• _WHAT THIS TASK INVOLVES_:
Select the lines that hold the word "with" and copy each one.

• _DATA SECTION_:
#####

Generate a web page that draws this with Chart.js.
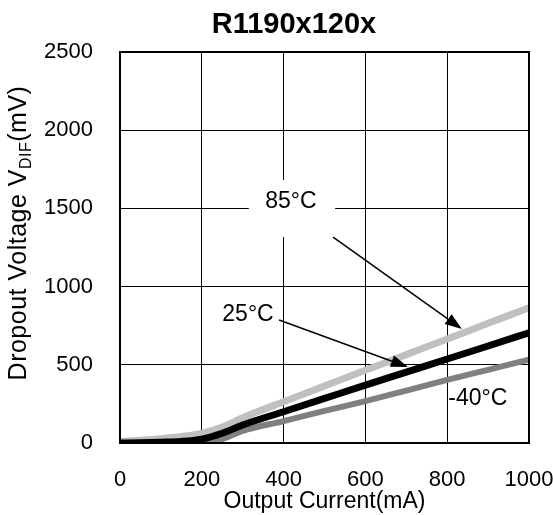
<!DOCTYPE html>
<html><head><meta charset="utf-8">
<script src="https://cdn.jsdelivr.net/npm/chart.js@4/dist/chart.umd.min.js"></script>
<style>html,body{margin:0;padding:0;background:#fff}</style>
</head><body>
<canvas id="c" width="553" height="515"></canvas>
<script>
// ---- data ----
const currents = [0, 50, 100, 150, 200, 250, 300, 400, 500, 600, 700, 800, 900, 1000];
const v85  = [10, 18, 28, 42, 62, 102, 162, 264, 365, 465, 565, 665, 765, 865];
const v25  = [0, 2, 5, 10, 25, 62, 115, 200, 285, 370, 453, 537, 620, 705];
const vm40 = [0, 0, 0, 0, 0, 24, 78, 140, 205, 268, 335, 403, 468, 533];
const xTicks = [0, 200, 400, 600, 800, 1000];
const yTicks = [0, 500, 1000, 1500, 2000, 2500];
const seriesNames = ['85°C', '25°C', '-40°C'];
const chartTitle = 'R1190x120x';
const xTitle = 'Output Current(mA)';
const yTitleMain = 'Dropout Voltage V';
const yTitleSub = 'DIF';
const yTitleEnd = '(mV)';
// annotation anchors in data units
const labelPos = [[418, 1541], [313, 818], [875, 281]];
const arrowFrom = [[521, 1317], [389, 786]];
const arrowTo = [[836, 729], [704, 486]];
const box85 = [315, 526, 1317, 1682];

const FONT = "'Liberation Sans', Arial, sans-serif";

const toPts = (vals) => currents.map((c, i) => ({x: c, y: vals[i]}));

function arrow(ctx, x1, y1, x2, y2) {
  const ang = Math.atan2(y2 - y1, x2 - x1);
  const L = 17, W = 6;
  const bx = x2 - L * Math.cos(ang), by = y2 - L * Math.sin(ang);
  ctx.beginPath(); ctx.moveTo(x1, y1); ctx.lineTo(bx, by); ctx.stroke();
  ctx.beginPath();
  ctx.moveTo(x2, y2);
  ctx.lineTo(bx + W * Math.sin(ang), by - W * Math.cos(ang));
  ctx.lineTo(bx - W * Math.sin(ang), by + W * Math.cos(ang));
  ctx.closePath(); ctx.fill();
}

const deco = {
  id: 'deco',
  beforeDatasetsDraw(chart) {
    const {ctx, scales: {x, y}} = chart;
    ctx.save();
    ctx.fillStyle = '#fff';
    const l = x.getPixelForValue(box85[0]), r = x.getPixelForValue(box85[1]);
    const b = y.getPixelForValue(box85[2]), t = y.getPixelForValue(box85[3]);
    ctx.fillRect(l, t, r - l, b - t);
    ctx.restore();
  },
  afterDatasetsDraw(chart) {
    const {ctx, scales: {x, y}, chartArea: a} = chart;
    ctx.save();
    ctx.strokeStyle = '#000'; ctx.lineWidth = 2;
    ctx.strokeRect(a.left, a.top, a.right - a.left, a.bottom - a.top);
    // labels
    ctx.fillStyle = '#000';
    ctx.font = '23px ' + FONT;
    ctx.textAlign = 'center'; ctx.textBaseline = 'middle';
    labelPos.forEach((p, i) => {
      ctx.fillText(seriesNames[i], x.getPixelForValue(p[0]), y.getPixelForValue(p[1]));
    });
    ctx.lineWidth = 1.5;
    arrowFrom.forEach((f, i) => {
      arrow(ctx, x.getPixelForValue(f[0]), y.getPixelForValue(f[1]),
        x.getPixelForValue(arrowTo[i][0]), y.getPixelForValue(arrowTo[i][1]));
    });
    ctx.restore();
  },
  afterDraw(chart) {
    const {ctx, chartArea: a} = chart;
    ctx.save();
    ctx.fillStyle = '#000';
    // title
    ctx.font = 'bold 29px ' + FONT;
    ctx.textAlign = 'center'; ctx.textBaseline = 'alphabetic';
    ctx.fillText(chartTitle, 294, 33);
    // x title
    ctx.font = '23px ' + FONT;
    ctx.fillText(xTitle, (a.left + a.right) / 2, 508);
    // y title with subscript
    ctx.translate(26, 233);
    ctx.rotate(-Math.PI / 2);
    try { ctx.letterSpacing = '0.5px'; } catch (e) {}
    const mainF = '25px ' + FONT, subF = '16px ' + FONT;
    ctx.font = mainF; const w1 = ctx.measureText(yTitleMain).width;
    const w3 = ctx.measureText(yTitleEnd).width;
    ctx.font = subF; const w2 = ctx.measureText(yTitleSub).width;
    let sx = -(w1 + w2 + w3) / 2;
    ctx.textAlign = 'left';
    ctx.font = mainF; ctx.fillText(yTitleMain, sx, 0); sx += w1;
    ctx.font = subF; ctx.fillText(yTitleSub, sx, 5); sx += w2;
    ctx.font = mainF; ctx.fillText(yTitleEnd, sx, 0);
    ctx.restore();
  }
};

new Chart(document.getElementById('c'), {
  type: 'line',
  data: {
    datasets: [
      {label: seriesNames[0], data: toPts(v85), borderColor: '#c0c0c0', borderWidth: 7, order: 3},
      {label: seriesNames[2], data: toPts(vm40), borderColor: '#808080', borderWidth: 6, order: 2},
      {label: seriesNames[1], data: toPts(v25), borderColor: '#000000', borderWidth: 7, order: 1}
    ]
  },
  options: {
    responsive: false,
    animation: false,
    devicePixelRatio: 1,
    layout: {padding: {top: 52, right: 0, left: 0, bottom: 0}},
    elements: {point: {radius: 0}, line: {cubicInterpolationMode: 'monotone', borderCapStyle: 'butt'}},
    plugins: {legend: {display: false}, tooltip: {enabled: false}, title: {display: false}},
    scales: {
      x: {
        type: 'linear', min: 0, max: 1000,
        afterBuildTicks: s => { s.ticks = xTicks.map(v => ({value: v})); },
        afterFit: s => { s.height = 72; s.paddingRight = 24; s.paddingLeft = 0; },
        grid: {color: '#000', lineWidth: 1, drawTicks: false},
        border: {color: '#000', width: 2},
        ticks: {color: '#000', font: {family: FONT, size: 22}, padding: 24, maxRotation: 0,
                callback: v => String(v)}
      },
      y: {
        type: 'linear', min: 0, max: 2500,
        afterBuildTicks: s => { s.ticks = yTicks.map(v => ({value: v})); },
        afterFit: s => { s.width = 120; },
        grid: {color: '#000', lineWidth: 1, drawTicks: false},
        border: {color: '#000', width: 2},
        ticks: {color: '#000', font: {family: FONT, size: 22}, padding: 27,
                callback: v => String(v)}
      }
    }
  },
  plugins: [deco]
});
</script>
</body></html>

#####

• _RESULT FOR THIS EXERCISE_:
Generate a web page that draws this with Chart.js.
    // y title with subscript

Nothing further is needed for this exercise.